# THE REQUEST:
Leave out the pictures and repeat the data exactly.

# MATERIAL:
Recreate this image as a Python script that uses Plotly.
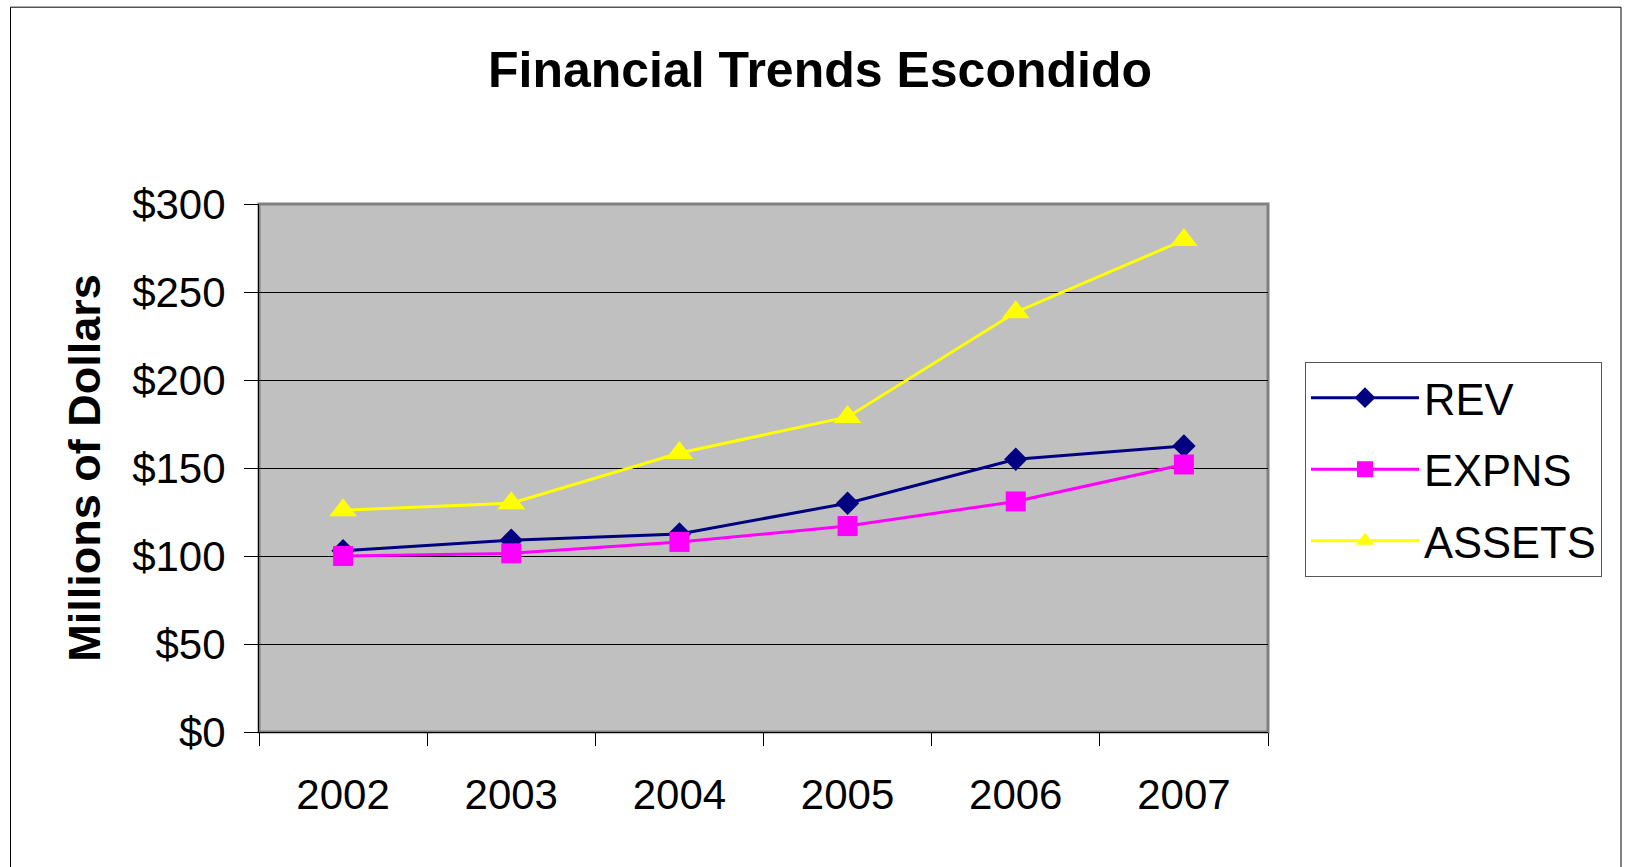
import plotly.graph_objects as go

years = ["2002", "2003", "2004", "2005", "2006", "2007"]
rev = [103, 109, 112.5, 130, 155, 162.5]
expns = [100, 101.5, 108, 117, 131, 152]
assets = [126, 130, 158.5, 179, 238.5, 279.5]
y_ticks = [0, 50, 100, 150, 200, 250, 300]
y_ticktext = ["$0", "$50", "$100", "$150", "$200", "$250", "$300"]

W, H = 1627, 867
L, R, T, B = 259, 1268, 204, 732.5
PW, PH = R - L, B - T


def px_x(x):
    return (x - L) / PW


def px_y(y):
    return (B - y) / PH


FONT = "Liberation Sans, Arial, sans-serif"

fig = go.Figure()
fig.add_trace(go.Scatter(x=years, y=rev, name="REV", mode="lines+markers",
                         line=dict(color="#000080", width=3),
                         marker=dict(symbol="diamond", size=18, color="#000080")))
fig.add_trace(go.Scatter(x=years, y=expns, name="EXPNS", mode="lines+markers",
                         line=dict(color="#FF00FF", width=3),
                         marker=dict(symbol="square", size=20, color="#FF00FF")))
fig.add_trace(go.Scatter(x=years, y=assets, name="ASSETS", mode="lines+markers",
                         line=dict(color="#FFFF00", width=3),
                         marker=dict(symbol="triangle-up", size=24, color="#FFFF00")))

fig.update_layout(
    width=W, height=H,
    margin=dict(l=L, r=W - R, t=T, b=H - B, pad=0),
    paper_bgcolor="white",
    plot_bgcolor="#C0C0C0",
    font=dict(family=FONT, size=42, color="black"),
    title=dict(text="<b>Financial Trends Escondido</b>", x=820 / W, xanchor="center",
               xref="container", y=1 - 69 / H, yanchor="middle", yref="container",
               font=dict(family=FONT, size=50, color="black")),
    showlegend=True,
    legend=dict(x=px_x(1305), y=px_y(362), xanchor="left", yanchor="top",
                bgcolor="white", bordercolor="#555555", borderwidth=1,
                font=dict(family=FONT, size=43.5, color="black"),
                itemwidth=108, tracegroupgap=12),
    xaxis=dict(type="category", range=[-0.5, 5.5], showgrid=False,
               showline=True, linecolor="black", linewidth=1,
               ticks="outside", tickson="boundaries", ticklen=13, tickcolor="black",
               tickwidth=1, ticklabelstandoff=26, zeroline=False,
               tickfont=dict(family=FONT, size=42, color="black")),
    yaxis=dict(range=[0, 300], tickvals=y_ticks, ticktext=y_ticktext,
               showgrid=True, gridcolor="black", gridwidth=1,
               showline=True, linecolor="black", linewidth=1,
               ticks="outside", ticklen=14, tickcolor="black", tickwidth=1,
               ticklabelstandoff=10, zeroline=False,
               tickfont=dict(family=FONT, size=42, color="black")),
)

for i, tr in enumerate(fig.data):
    tr.legendgroup = "g%d" % i

fig.add_annotation(text="<b>Millions of Dollars</b>", textangle=-90,
                   xref="paper", yref="paper", x=px_x(85), y=px_y(468),
                   xanchor="center", yanchor="middle", showarrow=False,
                   font=dict(family=FONT, size=45, color="black"))

# plot-area border
fig.add_shape(type="rect", xref="x domain", yref="y domain", x0=0, x1=1, y0=0, y1=1,
              line=dict(color="#808080", width=3), layer="below")
# chart outer border
fig.add_shape(type="rect", xref="paper", yref="paper",
              x0=px_x(10.5), x1=px_x(1621), y0=px_y(7), y1=px_y(900),
              line=dict(color="black", width=1), fillcolor="rgba(0,0,0,0)", layer="below")

fig.write_html("out.html", config={"displayModeBar": False},
               post_script="document.body.style.margin='0';")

# EXERCISE ANSWER:
Recreate this image as a Python script that uses Plotly.
import plotly.graph_objects as go

years = ["2002", "2003", "2004", "2005", "2006", "2007"]
rev = [103, 109, 112.5, 130, 155, 162.5]
expns = [100, 101.5, 108, 117, 131, 152]
assets = [126, 130, 158.5, 179, 238.5, 279.5]
y_ticks = [0, 50, 100, 150, 200, 250, 300]
y_ticktext = ["$0", "$50", "$100", "$150", "$200", "$250", "$300"]

W, H = 1627, 867
L, R, T, B = 259, 1268, 204, 732.5
PW, PH = R - L, B - T


def px_x(x):
    return (x - L) / PW


def px_y(y):
    return (B - y) / PH


FONT = "Liberation Sans, Arial, sans-serif"

fig = go.Figure()
fig.add_trace(go.Scatter(x=years, y=rev, name="REV", mode="lines+markers",
                         line=dict(color="#000080", width=3),
                         marker=dict(symbol="diamond", size=18, color="#000080")))
fig.add_trace(go.Scatter(x=years, y=expns, name="EXPNS", mode="lines+markers",
                         line=dict(color="#FF00FF", width=3),
                         marker=dict(symbol="square", size=20, color="#FF00FF")))
fig.add_trace(go.Scatter(x=years, y=assets, name="ASSETS", mode="lines+markers",
                         line=dict(color="#FFFF00", width=3),
                         marker=dict(symbol="triangle-up", size=24, color="#FFFF00")))

fig.update_layout(
    width=W, height=H,
    margin=dict(l=L, r=W - R, t=T, b=H - B, pad=0),
    paper_bgcolor="white",
    plot_bgcolor="#C0C0C0",
    font=dict(family=FONT, size=42, color="black"),
    title=dict(text="<b>Financial Trends Escondido</b>", x=820 / W, xanchor="center",
               xref="container", y=1 - 69 / H, yanchor="middle", yref="container",
               font=dict(family=FONT, size=50, color="black")),
    showlegend=True,
    legend=dict(x=px_x(1305), y=px_y(362), xanchor="left", yanchor="top",
                bgcolor="white", bordercolor="#555555", borderwidth=1,
                font=dict(family=FONT, size=43.5, color="black"),
                itemwidth=108, tracegroupgap=12),
    xaxis=dict(type="category", range=[-0.5, 5.5], showgrid=False,
               showline=True, linecolor="black", linewidth=1,
               ticks="outside", tickson="boundaries", ticklen=13, tickcolor="black",
               tickwidth=1, ticklabelstandoff=26, zeroline=False,
               tickfont=dict(family=FONT, size=42, color="black")),
    yaxis=dict(range=[0, 300], tickvals=y_ticks, ticktext=y_ticktext,
               showgrid=True, gridcolor="black", gridwidth=1,
               showline=True, linecolor="black", linewidth=1,
               ticks="outside", ticklen=14, tickcolor="black", tickwidth=1,
               ticklabelstandoff=10, zeroline=False,
               tickfont=dict(family=FONT, size=42, color="black")),
)

for i, tr in enumerate(fig.data):
    tr.legendgroup = "g%d" % i

fig.add_annotation(text="<b>Millions of Dollars</b>", textangle=-90,
                   xref="paper", yref="paper", x=px_x(85), y=px_y(468),
                   xanchor="center", yanchor="middle", showarrow=False,
                   font=dict(family=FONT, size=45, color="black"))

# plot-area border
fig.add_shape(type="rect", xref="x domain", yref="y domain", x0=0, x1=1, y0=0, y1=1,
              line=dict(color="#808080", width=3), layer="below")
# chart outer border
fig.add_shape(type="rect", xref="paper", yref="paper",
              x0=px_x(10.5), x1=px_x(1621), y0=px_y(7), y1=px_y(900),
              line=dict(color="black", width=1), fillcolor="rgba(0,0,0,0)", layer="below")

fig.write_html("out.html", config={"displayModeBar": False},
               post_script="document.body.style.margin='0';")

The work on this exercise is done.